The other events in which we are fully involved in 2013 are the FTA (Flexographic Technical Association) forum, to be held from April 28th to May 1st in California, to be attended by top manufacturers from the world over; the upcoming China Print, where we have organized a collective in Hall 3 including the finest names in the Italian sector industry; the big K, Duesseldorf at the end of October. Lastly, in collaboration with ICE, we are organizing B2B workshops in high growth areas in the Maghreb, the Middle East and Eastern Europe.
But now the attention of our associates is focussed on Converflex-Grafitalia. At Grafitalia 2013, as we know, many great foreign names will be missing (something which many of their own Italian branches do not go along with), while Converflex remains the fine, solid trade fair that has emerged over time across Europe and beyond. The event this year is animated by a lively offer along with the simultaneous organization of visits to factories and works. But also by other initiatives of great interest, such as the buyers collectives from South America and China. Acimga has also organized, along with FMCG and Assografici, a conference entitled "From the shelf to the table", dedicated to the contribution of printing to product’s success.                                 

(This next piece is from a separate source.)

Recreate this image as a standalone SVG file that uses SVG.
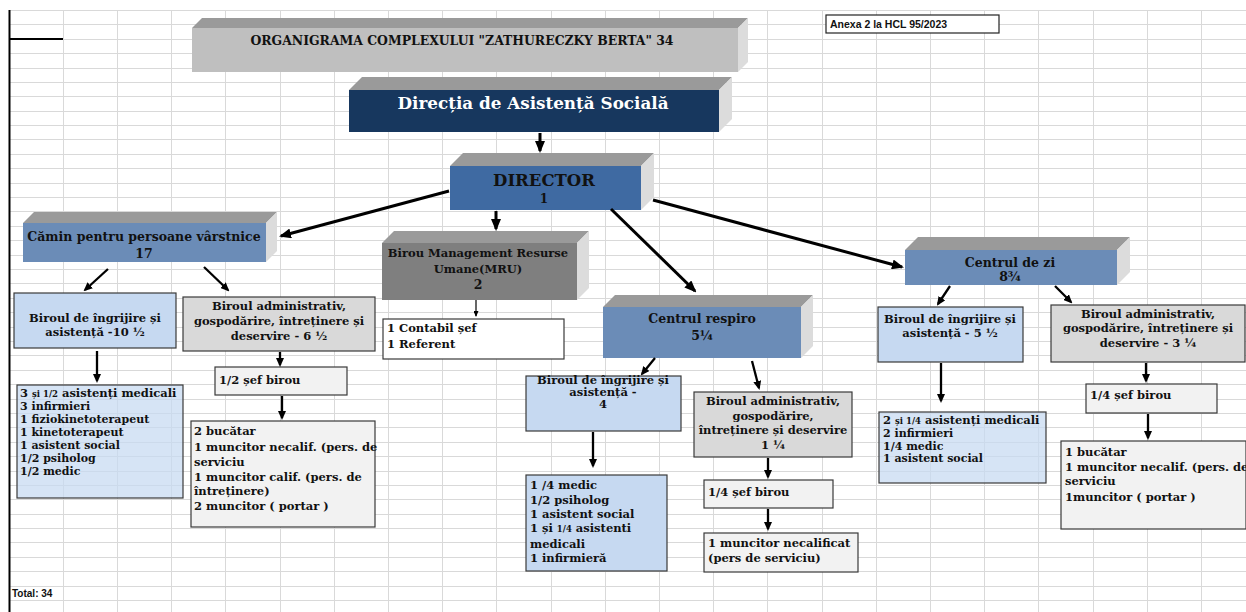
<svg xmlns="http://www.w3.org/2000/svg" width="1246" height="612" viewBox="0 0 1246 612">
<style>
.grid{stroke:#d9d9d9;stroke-width:1;fill:none}
.t{font-family:"DejaVu Serif","Liberation Serif",serif;font-weight:bold;fill:#111}
.h{font-size:11.5px;text-anchor:middle}
.s{font-size:11.5px}
.s2{font-size:11px}
.sm{font-size:8.5px}
.top{fill:#9a9a9a}
.side{fill:#dcdcdc}
.box{stroke:#3a3a3a;stroke-width:1.2}
.blue{fill:#c6d9f1}
.blue2{fill:#c6d9f1;fill-opacity:0.72}
.gray{fill:#d9d9d9}
.light{fill:#f2f2f2}
.cube{fill:#6b8cb7}
.c{stroke:#000;fill:none}
.thick{stroke-width:3}
.med{stroke-width:2.3}
.a{font-family:"Liberation Sans",Arial,sans-serif;font-weight:bold;fill:#111}
</style>
<defs>
<marker id="aL" markerUnits="userSpaceOnUse" markerWidth="12" markerHeight="10" viewBox="0 0 12 10" refX="10" refY="5" orient="auto"><path d="M0,0 L12,5 L0,10 z" fill="#000"/></marker>
<marker id="aM" markerUnits="userSpaceOnUse" markerWidth="9" markerHeight="8" viewBox="0 0 9 8" refX="7" refY="4" orient="auto"><path d="M0,0 L9,4 L0,8 z" fill="#000"/></marker>
<marker id="aS" markerUnits="userSpaceOnUse" markerWidth="6" markerHeight="5" viewBox="0 0 6 5" refX="5" refY="2.5" orient="auto"><path d="M0,0 L6,2.5 L0,5 z" fill="#000"/></marker>
</defs>
<rect width="1246" height="612" fill="#fff"/>
<path class="grid" d="M9.5,10V612M63.5,10V612M117.5,10V612M171.5,10V612M225.5,10V612M280.5,10V612M334.5,10V612M388.5,10V612M442.5,10V612M496.5,10V612M551.5,10V612M605.5,10V612M659.5,10V612M713.5,10V612M767.5,10V612M822.5,10V612M876.5,10V612M930.5,10V612M984.5,10V612M1038.5,10V612M1093.5,10V612M1147.5,10V612M1201.5,10V612
M9,10.5H1246M9,24.5H1246M9,39.5H1246M9,53.5H1246M9,68.5H1246M9,82.5H1246M9,96.5H1246M9,111.5H1246M9,125.5H1246M9,139.5H1246M9,154.5H1246M9,168.5H1246M9,183.5H1246M9,197.5H1246M9,211.5H1246M9,226.5H1246M9,240.5H1246M9,255.5H1246M9,269.5H1246M9,283.5H1246M9,298.5H1246M9,312.5H1246M9,327.5H1246M9,341.5H1246M9,355.5H1246M9,370.5H1246M9,384.5H1246M9,399.5H1246M9,413.5H1246M9,427.5H1246M9,442.5H1246M9,456.5H1246M9,471.5H1246M9,485.5H1246M9,499.5H1246M9,514.5H1246M9,528.5H1246M9,542.5H1246M9,557.5H1246M9,571.5H1246M9,586.5H1246M9,600.5H1246"/>
<path d="M9.5,10V612M9,39H63" stroke="#000" stroke-width="2" fill="none"/>

<g id="title">
<polygon class="top" points="192,28 202,18 748,18 738,28"/>
<polygon class="side" points="738,28 748,18 748,62 738,72"/>
<rect x="192" y="28" width="546" height="44" fill="#bfbfbf"/>
<text class="t" x="462" y="45" font-size="12.5" text-anchor="middle" textLength="423" lengthAdjust="spacingAndGlyphs">ORGANIGRAMA COMPLEXULUI "ZATHURECZKY BERTA" 34</text>
</g>

<g id="directia">
<polygon class="top" points="349,90 362,77 732,77 719,90"/>
<polygon class="side" points="719,90 732,77 732,119 719,132"/>
<rect x="349" y="90" width="370" height="42" fill="#17375e"/>
<text class="t" x="533" y="109" font-size="16" text-anchor="middle" style="fill:#fff" textLength="271" lengthAdjust="spacingAndGlyphs">Direcția de Asistență Socială</text>
</g>

<g id="director">
<polygon class="top" points="450,166 463,153 654,153 641,166"/>
<polygon class="side" points="641,166 654,153 654,197 641,210"/>
<rect x="450" y="166" width="191" height="44" fill="#3f6aa2"/>
<text class="t" x="544" y="186" font-size="16.5" text-anchor="middle">DIRECTOR</text>
<text class="t" x="544" y="203" font-size="12" text-anchor="middle">1</text>
</g>

<g id="camin">
<polygon class="top" points="23,223 34,212 277,212 266,223"/>
<polygon class="side" points="266,223 277,212 277,251 266,262"/>
<rect class="cube" x="23" y="223" width="243" height="39"/>
<text class="t" x="144" y="241" font-size="12.5" text-anchor="middle">Cămin pentru persoane vârstnice</text>
<text class="t" x="144" y="258" font-size="12.5" text-anchor="middle">17</text>
</g>

<g id="camin-ingrijire">
<rect class="box blue" x="14" y="293" width="162" height="55"/>
<text class="t h" x="95" y="322">Biroul de îngrijire și</text>
<text class="t h" x="95" y="336">asistență -10 ½</text>
</g>

<g id="camin-admin">
<rect class="box gray" x="183" y="297" width="192" height="54"/>
<text class="t h" x="279" y="310">Biroul administrativ,</text>
<text class="t h" x="279" y="325">gospodărire, întreținere și</text>
<text class="t h" x="279" y="340">deservire - 6 ½</text>
</g>

<g id="camin-ingrijire-staff">
<rect class="box blue2" x="17" y="385" width="166" height="113"/>
<text class="t s" x="20" y="397">3 <tspan class="sm">și 1/2</tspan> asistenți medicali</text>
<text class="t s2" x="20" y="410">3 infirmieri</text>
<text class="t s2" x="20" y="423">1 fiziokinetoterapeut</text>
<text class="t s2" x="20" y="436">1 kinetoterapeut</text>
<text class="t s2" x="20" y="449">1 asistent social</text>
<text class="t s2" x="20" y="462">1/2 psiholog</text>
<text class="t s2" x="20" y="475">1/2 medic</text>
</g>

<g id="camin-sef">
<rect class="box light" x="215" y="367" width="132" height="28"/>
<text class="t s" x="219" y="384">1/2 șef birou</text>
</g>

<g id="camin-admin-staff">
<rect class="box light" x="191" y="421" width="184" height="106"/>
<text class="t s" x="194" y="435">2 bucătar</text>
<text class="t s" x="194" y="451">1 muncitor necalif. (pers. de</text>
<text class="t s" x="194" y="466">serviciu</text>
<text class="t s" x="194" y="481">1 muncitor calif. (pers. de</text>
<text class="t s" x="194" y="495">întreținere)</text>
<text class="t s" x="194" y="510">2 muncitor ( portar )</text>
</g>

<g id="mru">
<polygon class="top" points="382,243 394,231 589,231 577,243"/>
<polygon class="side" points="577,243 589,231 589,288 577,300"/>
<rect x="382" y="243" width="195" height="57" fill="#7f7f7f"/>
<text class="t h" x="478" y="257">Birou Management Resurse</text>
<text class="t h" x="478" y="273">Umane(MRU)</text>
<text class="t" x="478" y="289" font-size="12.5" text-anchor="middle">2</text>
</g>

<g id="mru-staff">
<rect class="box" x="383" y="319" width="181" height="40" fill="#fff"/>
<text class="t s" x="387" y="332">1 Contabil șef</text>
<text class="t s" x="387" y="348">1 Referent</text>
</g>

<g id="respiro">
<polygon class="top" points="603,307 615,295 813,295 801,307"/>
<polygon class="side" points="801,307 813,295 813,346 801,358"/>
<rect class="cube" x="603" y="307" width="198" height="51"/>
<text class="t" x="702" y="323" font-size="12.5" text-anchor="middle">Centrul respiro</text>
<text class="t" x="702" y="340" font-size="12.5" text-anchor="middle">5¼</text>
</g>

<g id="respiro-ingrijire">
<rect class="box blue" x="526" y="376" width="155" height="55"/>
<text class="t h" x="603" y="384">Biroul de îngrijire și</text>
<text class="t h" x="603" y="396">asistență -</text>
<text class="t h" x="603" y="408">4</text>
</g>

<g id="respiro-admin">
<rect class="box gray" x="694" y="392" width="158" height="65"/>
<text class="t h" x="773" y="405">Biroul administrativ,</text>
<text class="t h" x="773" y="420">gospodărire,</text>
<text class="t h" x="773" y="434">întreținere și deservire</text>
<text class="t h" x="773" y="449">1 ¼</text>
</g>

<g id="respiro-staff">
<rect class="box blue" x="526" y="475" width="141" height="96"/>
<text class="t s" x="530" y="489">1 /4 medic</text>
<text class="t s" x="530" y="504">1/2 psiholog</text>
<text class="t s" x="530" y="518">1 asistent social</text>
<text class="t s" x="530" y="532">1 și <tspan class="sm">1/4</tspan> asistenti</text>
<text class="t s" x="530" y="548">medicali</text>
<text class="t s" x="530" y="562">1 infirmieră</text>
</g>

<g id="respiro-sef">
<rect class="box light" x="704" y="480" width="129" height="28"/>
<text class="t s" x="708" y="496">1/4 șef birou</text>
</g>

<g id="respiro-muncitor">
<rect class="box light" x="704" y="533" width="154" height="39"/>
<text class="t s" x="708" y="547">1 muncitor necalificat</text>
<text class="t s" x="708" y="562">(pers de serviciu)</text>
</g>

<g id="zi">
<polygon class="top" points="905,250 918,237 1130,237 1117,250"/>
<polygon class="side" points="1117,250 1130,237 1130,272 1117,285"/>
<rect class="cube" x="905" y="250" width="212" height="35"/>
<text class="t" x="1010" y="267" font-size="12.5" text-anchor="middle">Centrul de zi</text>
<text class="t" x="1010" y="281" font-size="12.5" text-anchor="middle">8¾</text>
</g>

<g id="zi-ingrijire">
<rect class="box blue" x="878" y="307" width="145" height="55"/>
<text class="t h" x="950" y="323">Biroul de îngrijire și</text>
<text class="t h" x="950" y="337">asistență - 5 ½</text>
</g>

<g id="zi-admin">
<rect class="box gray" x="1051" y="305" width="194" height="57"/>
<text class="t h" x="1148" y="318">Biroul administrativ,</text>
<text class="t h" x="1148" y="332">gospodărire, întreținere și</text>
<text class="t h" x="1148" y="347">deservire - 3 ¼</text>
</g>

<g id="zi-staff">
<rect class="box blue2" x="879" y="412" width="167" height="71"/>
<text class="t s" x="883" y="424">2 <tspan class="sm">și 1/4</tspan> asistenți medicali</text>
<text class="t s2" x="883" y="437">2 infirmieri</text>
<text class="t s2" x="883" y="449.5">1/4 medic</text>
<text class="t s2" x="883" y="462">1 asistent social</text>
</g>

<g id="zi-sef">
<rect class="box light" x="1086" y="384" width="131" height="29"/>
<text class="t s" x="1090" y="399">1/4 șef birou</text>
</g>

<g id="zi-admin-staff">
<rect class="box light" x="1061" y="441" width="185" height="88"/>
<text class="t s" x="1065" y="456">1 bucătar</text>
<text class="t s" x="1065" y="471">1 muncitor necalif. (pers. de</text>
<text class="t s" x="1065" y="485">serviciu</text>
<text class="t s" x="1065" y="501">1muncitor ( portar )</text>
</g>

<g id="anexa">
<rect x="826" y="15" width="173" height="18" fill="#fff" stroke="#222" stroke-width="1.2"/>
<text class="a" x="830" y="28" font-size="10.5">Anexa 2 la HCL 95/2023</text>
</g>

<g id="total">
<text class="a" x="12" y="597" font-size="10">Total: 34</text>
</g>

<g id="connectors">
<path class="c thick" d="M540,133 V151" marker-end="url(#aL)"/>
<path class="c thick" d="M449,191 L281,236" marker-end="url(#aL)"/>
<path class="c thick" d="M496,211 V229" marker-end="url(#aL)"/>
<path class="c thick" d="M611,209 L695,291" marker-end="url(#aL)"/>
<path class="c thick" d="M653,200 L902,267" marker-end="url(#aL)"/>
<path class="c med" d="M108,269 L85,290" marker-end="url(#aM)"/>
<path class="c med" d="M204,267 L228,290" marker-end="url(#aM)"/>
<path class="c med" d="M97,351 V381" marker-end="url(#aM)"/>
<path class="c med" d="M280,352 V365" marker-end="url(#aM)"/>
<path class="c med" d="M282,396 V418" marker-end="url(#aM)"/>
<path class="c" stroke-width="1.2" d="M476,300 V316" marker-end="url(#aS)"/>
<path class="c med" d="M655,358 L642,374" marker-end="url(#aM)"/>
<path class="c med" d="M752,361 L759,388" marker-end="url(#aM)"/>
<path class="c med" d="M593,432 V466" marker-end="url(#aM)"/>
<path class="c med" d="M768,458 V477" marker-end="url(#aM)"/>
<path class="c med" d="M768,509 V529" marker-end="url(#aM)"/>
<path class="c med" d="M950,286 L938,304" marker-end="url(#aM)"/>
<path class="c med" d="M1055,286 L1071,302" marker-end="url(#aM)"/>
<path class="c med" d="M941,363 V401" marker-end="url(#aM)"/>
<path class="c med" d="M1146,363 V381" marker-end="url(#aM)"/>
<path class="c med" d="M1148,414 V438" marker-end="url(#aM)"/>
</g>
</svg>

Converflex-Grafitalia: the expectations
 The 2013 edition of Grafitalia and Converflex (Milano-Rho, 7-11th May 2013) encourages the legitimate expectations of business. The pre-bookings have become truly numerous with the approach of the event, and all bodes well for a large turnout of operators. The event, which has become credited in time as a showcase of technologies and solutions of the highest level at the same time, constitutes a "high potential" opportunity for the growth and development of businesses in the sector. The international nature of the Milan show has always been one of its strengths, that this year too is supported by the "Buyer's Programme" developed by Centrexpo in collaboration with ICE-Ministry of Economic Development.
According to information gathered during the last edition in 2009, the two fairs are in fact mostly visited by purchasing decision makers, which underlines  its international nature.
Well identified too the sectors of origin. In 2009 Grafitalia saw a strong turnout of digital and large-format printers and communications specialists – agencies and graphics experts particularly interested in digital technologies.
As for Converflex, in 2009 was visited for a third by packaging converters and another 25% by flat and corrugated cardboard converters.